### TASK DETAILS
In the data below, locate the line containing "Write a Python" and the line containing "plt.rcParams['font.family'] = ['Liberation", then retype both and everything between them exactly. Pictures are not part of the copy.

======== ENTRIES SUPPLIED

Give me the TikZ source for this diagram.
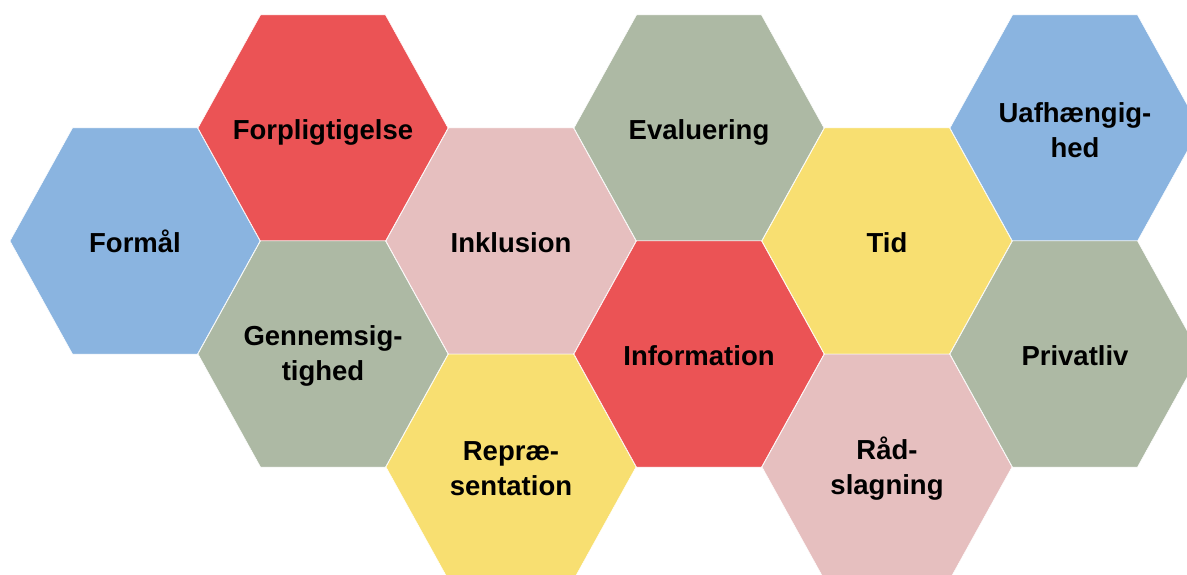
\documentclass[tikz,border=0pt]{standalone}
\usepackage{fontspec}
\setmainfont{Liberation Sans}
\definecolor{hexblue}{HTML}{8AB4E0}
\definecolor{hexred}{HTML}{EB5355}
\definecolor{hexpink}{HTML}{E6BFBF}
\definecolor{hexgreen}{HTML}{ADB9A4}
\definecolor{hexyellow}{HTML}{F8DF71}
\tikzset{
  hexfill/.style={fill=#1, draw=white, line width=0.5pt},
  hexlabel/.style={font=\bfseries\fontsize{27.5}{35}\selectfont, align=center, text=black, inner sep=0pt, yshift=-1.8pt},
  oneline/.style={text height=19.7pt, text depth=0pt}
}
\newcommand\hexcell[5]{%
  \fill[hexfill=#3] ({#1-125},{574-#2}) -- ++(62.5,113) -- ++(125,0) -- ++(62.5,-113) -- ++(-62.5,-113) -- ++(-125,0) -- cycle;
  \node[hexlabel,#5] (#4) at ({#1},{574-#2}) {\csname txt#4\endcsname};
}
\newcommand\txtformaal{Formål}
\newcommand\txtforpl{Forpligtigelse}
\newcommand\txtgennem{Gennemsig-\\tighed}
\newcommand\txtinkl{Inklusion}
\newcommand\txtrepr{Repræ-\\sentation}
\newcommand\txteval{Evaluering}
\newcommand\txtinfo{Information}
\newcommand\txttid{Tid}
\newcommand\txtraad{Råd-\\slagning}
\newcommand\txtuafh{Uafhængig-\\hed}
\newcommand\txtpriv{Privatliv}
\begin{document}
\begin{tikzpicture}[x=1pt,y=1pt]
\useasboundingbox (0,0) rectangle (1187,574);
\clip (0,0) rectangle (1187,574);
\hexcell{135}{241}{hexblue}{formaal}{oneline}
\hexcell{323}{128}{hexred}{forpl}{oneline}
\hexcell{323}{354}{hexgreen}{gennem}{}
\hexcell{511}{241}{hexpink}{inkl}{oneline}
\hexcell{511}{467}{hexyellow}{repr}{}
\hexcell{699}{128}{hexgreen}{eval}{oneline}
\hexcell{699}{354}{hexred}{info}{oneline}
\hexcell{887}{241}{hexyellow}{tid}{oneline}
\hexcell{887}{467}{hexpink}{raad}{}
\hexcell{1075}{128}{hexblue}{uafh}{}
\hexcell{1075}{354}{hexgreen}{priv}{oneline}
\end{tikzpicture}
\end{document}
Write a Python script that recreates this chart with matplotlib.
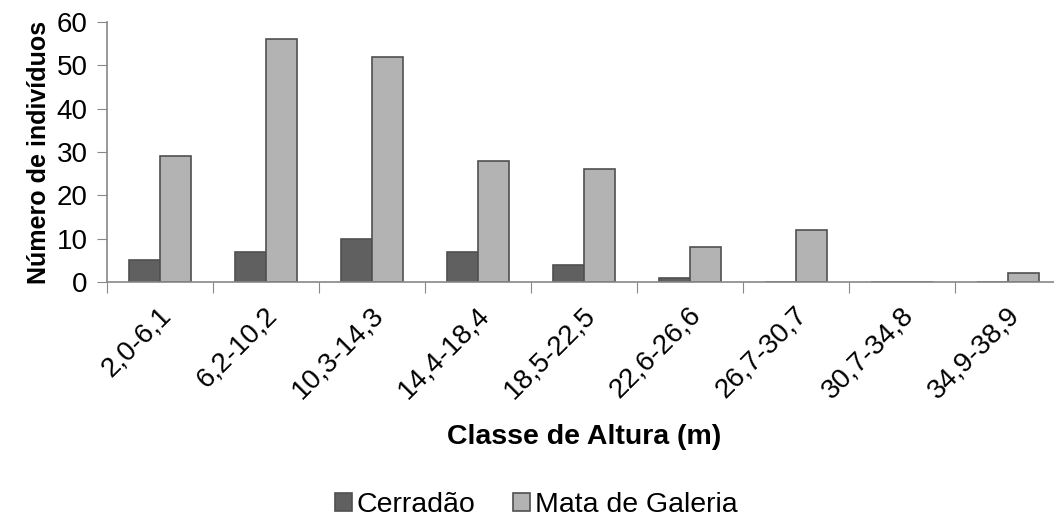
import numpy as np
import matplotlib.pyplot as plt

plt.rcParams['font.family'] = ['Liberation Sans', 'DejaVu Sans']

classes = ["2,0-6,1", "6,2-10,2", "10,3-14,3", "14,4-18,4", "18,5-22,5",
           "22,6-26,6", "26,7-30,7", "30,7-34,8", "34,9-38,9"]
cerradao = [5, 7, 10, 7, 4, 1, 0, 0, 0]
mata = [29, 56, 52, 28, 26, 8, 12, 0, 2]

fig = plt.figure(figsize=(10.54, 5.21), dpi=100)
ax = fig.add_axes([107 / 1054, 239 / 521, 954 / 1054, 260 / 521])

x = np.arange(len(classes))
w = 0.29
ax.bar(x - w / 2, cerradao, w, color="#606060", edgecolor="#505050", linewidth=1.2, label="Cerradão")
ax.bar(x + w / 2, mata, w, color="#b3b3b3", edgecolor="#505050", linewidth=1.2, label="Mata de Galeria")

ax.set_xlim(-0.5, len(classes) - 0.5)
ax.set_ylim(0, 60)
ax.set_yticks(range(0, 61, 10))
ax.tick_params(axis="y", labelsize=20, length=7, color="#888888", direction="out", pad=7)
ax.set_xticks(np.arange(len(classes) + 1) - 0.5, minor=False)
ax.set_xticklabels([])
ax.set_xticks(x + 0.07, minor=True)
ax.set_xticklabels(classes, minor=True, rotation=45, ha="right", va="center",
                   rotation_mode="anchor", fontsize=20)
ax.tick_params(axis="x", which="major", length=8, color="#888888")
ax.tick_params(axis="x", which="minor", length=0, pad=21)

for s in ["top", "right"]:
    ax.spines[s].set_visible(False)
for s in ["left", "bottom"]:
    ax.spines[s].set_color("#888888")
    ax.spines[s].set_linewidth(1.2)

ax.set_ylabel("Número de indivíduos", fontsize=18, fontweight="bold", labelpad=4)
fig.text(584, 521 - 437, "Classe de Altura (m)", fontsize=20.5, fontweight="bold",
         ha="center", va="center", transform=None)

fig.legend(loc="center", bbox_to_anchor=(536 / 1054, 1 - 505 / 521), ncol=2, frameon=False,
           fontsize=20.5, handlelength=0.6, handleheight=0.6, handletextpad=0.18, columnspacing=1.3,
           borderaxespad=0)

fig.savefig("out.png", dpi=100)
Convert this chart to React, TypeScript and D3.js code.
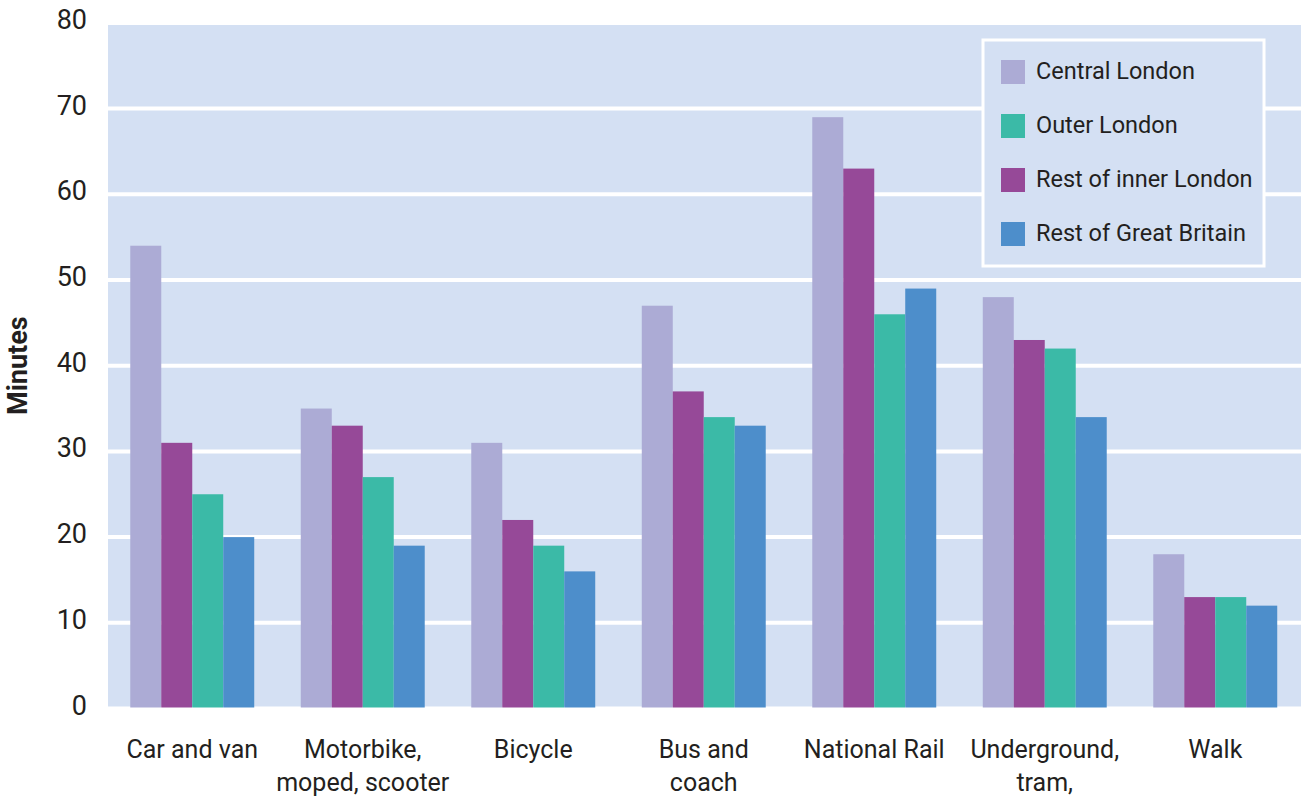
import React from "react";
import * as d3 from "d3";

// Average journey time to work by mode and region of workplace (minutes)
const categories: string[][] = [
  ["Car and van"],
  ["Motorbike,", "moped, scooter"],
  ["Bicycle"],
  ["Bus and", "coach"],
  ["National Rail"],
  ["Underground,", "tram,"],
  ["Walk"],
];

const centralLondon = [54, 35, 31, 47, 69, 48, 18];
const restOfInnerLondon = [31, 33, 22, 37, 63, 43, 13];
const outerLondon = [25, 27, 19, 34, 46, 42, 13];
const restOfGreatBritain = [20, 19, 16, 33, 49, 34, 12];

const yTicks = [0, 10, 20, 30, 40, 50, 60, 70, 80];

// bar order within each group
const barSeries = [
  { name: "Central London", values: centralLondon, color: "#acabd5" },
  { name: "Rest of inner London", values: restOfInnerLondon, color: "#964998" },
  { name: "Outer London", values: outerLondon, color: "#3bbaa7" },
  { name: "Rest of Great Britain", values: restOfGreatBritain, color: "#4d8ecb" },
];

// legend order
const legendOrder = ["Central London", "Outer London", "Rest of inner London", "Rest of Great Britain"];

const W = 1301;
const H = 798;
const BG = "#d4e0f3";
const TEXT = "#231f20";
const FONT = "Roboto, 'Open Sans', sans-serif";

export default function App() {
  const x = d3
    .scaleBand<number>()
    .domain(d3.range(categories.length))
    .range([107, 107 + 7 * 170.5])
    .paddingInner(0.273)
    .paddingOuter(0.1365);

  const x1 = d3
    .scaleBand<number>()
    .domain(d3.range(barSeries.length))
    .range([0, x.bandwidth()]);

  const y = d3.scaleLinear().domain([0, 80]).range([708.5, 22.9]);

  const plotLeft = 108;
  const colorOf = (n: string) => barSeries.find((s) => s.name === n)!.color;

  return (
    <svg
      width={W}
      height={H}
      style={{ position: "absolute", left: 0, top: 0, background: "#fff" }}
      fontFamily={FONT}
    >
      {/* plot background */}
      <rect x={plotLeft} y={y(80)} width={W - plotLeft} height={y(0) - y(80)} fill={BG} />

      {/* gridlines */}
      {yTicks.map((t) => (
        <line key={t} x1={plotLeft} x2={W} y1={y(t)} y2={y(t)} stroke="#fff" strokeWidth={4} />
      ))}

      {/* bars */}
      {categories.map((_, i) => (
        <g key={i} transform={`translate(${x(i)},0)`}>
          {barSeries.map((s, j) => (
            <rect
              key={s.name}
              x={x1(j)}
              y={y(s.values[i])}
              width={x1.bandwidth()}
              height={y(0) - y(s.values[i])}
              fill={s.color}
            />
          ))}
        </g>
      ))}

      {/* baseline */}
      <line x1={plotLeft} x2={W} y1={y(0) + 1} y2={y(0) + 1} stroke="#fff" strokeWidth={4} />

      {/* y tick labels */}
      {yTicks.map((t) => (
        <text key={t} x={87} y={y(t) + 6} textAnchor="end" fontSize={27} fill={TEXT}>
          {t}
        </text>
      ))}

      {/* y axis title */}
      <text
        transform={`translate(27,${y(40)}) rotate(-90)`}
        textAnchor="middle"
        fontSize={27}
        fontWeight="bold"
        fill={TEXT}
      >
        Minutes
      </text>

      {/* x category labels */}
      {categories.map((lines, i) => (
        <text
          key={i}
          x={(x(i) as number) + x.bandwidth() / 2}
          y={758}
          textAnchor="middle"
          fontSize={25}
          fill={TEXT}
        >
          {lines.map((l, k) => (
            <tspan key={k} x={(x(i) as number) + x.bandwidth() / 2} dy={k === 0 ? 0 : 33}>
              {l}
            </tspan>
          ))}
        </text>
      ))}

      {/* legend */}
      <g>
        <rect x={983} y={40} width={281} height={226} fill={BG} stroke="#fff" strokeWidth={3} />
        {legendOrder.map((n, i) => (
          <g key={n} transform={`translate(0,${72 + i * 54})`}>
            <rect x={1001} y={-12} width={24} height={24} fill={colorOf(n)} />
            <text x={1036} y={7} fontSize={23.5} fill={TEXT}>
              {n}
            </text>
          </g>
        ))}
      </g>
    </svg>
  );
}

================

### RESPONSE FOR THIS EXERCISE
Write a Python script that recreates this chart with matplotlib.
import numpy as np
import matplotlib.pyplot as plt

plt.rcParams['font.family'] = ['Liberation Sans', 'DejaVu Sans']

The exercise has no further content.